В Грозном проснулся азарт, такой же, как в те дни, когда он только учился охотиться на сурков. Отчасти солдаты действительно были похожи на этих зверьков: из-за одежды все как один похожие друг на друга, они и двигались почти так же настороженно, как сурки, готовые в любую секунду припасть к земле, чтобы их не заметили.
Но он все же понимал разницу: эти странные люди, от которых исходили уверенность и азарт, не бросятся врассыпную, как только увидят его. Заранее подозревая это, Грозный не торопился показаться из травы. В руках их было оружие. Его способность убивать на расстоянии не была для Грозного секретом, поэтому Грозный двигался едва заметной тенью, подкрадываясь все ближе.
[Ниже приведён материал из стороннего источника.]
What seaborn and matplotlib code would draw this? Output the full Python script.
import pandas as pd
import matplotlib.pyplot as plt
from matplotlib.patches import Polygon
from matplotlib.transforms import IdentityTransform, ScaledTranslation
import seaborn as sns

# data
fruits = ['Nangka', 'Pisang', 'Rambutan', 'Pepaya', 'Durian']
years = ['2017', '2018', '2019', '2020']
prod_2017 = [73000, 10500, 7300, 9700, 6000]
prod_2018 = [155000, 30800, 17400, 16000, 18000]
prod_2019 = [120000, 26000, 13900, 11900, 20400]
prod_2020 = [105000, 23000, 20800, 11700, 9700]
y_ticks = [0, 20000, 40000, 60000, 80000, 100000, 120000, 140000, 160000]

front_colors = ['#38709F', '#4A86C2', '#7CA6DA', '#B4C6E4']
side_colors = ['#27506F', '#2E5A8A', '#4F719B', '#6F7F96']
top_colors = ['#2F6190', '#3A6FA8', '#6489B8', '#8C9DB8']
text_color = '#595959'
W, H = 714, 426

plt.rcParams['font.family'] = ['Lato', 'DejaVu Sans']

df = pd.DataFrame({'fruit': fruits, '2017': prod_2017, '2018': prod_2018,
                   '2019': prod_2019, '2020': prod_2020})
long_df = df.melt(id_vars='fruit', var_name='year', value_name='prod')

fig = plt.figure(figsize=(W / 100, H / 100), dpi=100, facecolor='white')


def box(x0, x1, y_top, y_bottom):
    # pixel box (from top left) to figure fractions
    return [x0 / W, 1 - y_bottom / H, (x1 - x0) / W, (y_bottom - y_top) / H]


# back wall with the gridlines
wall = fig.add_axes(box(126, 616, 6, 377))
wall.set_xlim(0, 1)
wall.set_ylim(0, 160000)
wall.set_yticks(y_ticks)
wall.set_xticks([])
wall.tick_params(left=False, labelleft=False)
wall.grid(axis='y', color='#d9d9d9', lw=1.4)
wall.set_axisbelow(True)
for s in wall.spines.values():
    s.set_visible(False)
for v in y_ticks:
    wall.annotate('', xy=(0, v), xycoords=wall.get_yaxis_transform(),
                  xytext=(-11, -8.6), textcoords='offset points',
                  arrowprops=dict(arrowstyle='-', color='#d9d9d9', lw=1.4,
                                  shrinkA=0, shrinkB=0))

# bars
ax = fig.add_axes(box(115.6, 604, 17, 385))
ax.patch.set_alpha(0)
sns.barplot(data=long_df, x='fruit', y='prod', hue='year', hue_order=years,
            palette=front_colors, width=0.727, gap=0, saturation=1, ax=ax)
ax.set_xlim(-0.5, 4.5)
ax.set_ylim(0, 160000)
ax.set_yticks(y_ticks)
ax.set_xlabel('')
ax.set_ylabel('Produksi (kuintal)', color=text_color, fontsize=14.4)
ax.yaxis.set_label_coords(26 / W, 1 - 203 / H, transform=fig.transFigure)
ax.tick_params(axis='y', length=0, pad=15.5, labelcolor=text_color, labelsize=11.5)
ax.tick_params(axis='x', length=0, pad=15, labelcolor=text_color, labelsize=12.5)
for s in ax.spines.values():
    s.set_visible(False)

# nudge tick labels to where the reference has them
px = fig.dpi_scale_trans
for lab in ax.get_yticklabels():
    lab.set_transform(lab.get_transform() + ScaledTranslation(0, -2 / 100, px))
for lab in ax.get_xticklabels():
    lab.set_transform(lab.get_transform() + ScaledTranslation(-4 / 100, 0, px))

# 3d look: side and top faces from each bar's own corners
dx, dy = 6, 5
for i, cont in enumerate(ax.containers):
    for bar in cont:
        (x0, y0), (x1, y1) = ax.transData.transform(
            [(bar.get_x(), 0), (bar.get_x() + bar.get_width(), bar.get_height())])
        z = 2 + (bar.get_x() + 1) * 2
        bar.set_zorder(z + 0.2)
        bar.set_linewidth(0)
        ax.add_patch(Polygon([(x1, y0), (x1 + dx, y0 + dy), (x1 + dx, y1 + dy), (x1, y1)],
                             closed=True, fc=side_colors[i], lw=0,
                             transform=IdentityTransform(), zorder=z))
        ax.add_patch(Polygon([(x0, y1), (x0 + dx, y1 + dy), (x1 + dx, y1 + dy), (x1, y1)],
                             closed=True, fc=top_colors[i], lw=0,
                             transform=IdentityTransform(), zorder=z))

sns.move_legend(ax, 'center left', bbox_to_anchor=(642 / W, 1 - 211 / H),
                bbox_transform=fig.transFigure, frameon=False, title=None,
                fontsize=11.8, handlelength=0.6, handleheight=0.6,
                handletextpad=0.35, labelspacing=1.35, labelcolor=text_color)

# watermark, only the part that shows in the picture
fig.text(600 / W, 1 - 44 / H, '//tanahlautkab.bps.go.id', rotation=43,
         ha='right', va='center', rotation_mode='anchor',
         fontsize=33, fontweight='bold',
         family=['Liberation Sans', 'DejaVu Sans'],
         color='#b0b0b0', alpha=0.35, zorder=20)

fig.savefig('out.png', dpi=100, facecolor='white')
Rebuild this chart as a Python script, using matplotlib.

«Оружие!.. Пугать!.. Стрелять!.. Убивать!..» – вспыхивали в его голове подсказанные памятью слова и нужные образы.
Однажды он испытал свой дар на человеке, но то был его друг. Запретив эксперимент в отношении себя, Человек не мог запретить того же в отношении прочих двуногих существ. А солдаты интересны были тем, что от них, как от повстречавшейся ему своры собак, исходила недобрая энергия, которую улавливал Грозный. За эти часы он успел достаточно отдохнуть, чтобы использовать свою силу…
С каждым шагом солдаты обретали уверенность. Джип становился все ближе. Командующий взводом лейтенант первым из всех выпрямился в полный рост. Он был уверен, что шквальный огонь сделал свое дело.
– Девку живой брать! Поняли?! – скомандовал он.
– Я видел, они там, в овраге! – крикнул кто-то из солдат.
– Наверно, вдоль дороги поползли! – предположил еще один.
– Щас проверим! – откликнулся лейтенант.
Задаваясь вопросом, жива или не жива девка, солдаты рассуждали так, будто она являлась заслуженным сюрпризом, наградой за выпавшие на их долю тяготы бытия и «сумрачной» болезни. Они не видели в этом ничего зазорного, поскольку делать выбор между плохим и хорошим давно не вменялось в их обязанность. Не все они были злыми людьми, но суровая армейская жизнь внесла свои коррективы: они и другой заботы не знали, кроме как сообща исполнять чужие приказы. Действовать, как правило, приходилось на враждебной территории, а любое сопротивление воспринималось ими как смертельное оскорбление. Зато они знали, что такое три дня на разграбление – законное право каждого воина с древнейших времен. Эти знания были крепко вбиты в их память и просыпались естественно быстрее, чем какие-то там раздумья и самоанализ. Три дня, не три – не в этом дело. Главное, что они имели право на свою добычу. И таковой была трясущаяся от страха сучка, со смазливенькой, насколько они успели разглядеть, мордашкой и всеми наличествующими причиндалами бабы во плоти. Которая пряталась где-то там, в овраге. О том, как они будут делить меж собой девку, пока не думали – сперва надо ее изловить. И эта цель толкала их вперед. Даже те, кто, возможно, еще не до конца растратил в себе склонность к пониманию и состраданию, подчинялись общему стадному чувству и воле сослуживцев, жаждущих заполучить свое.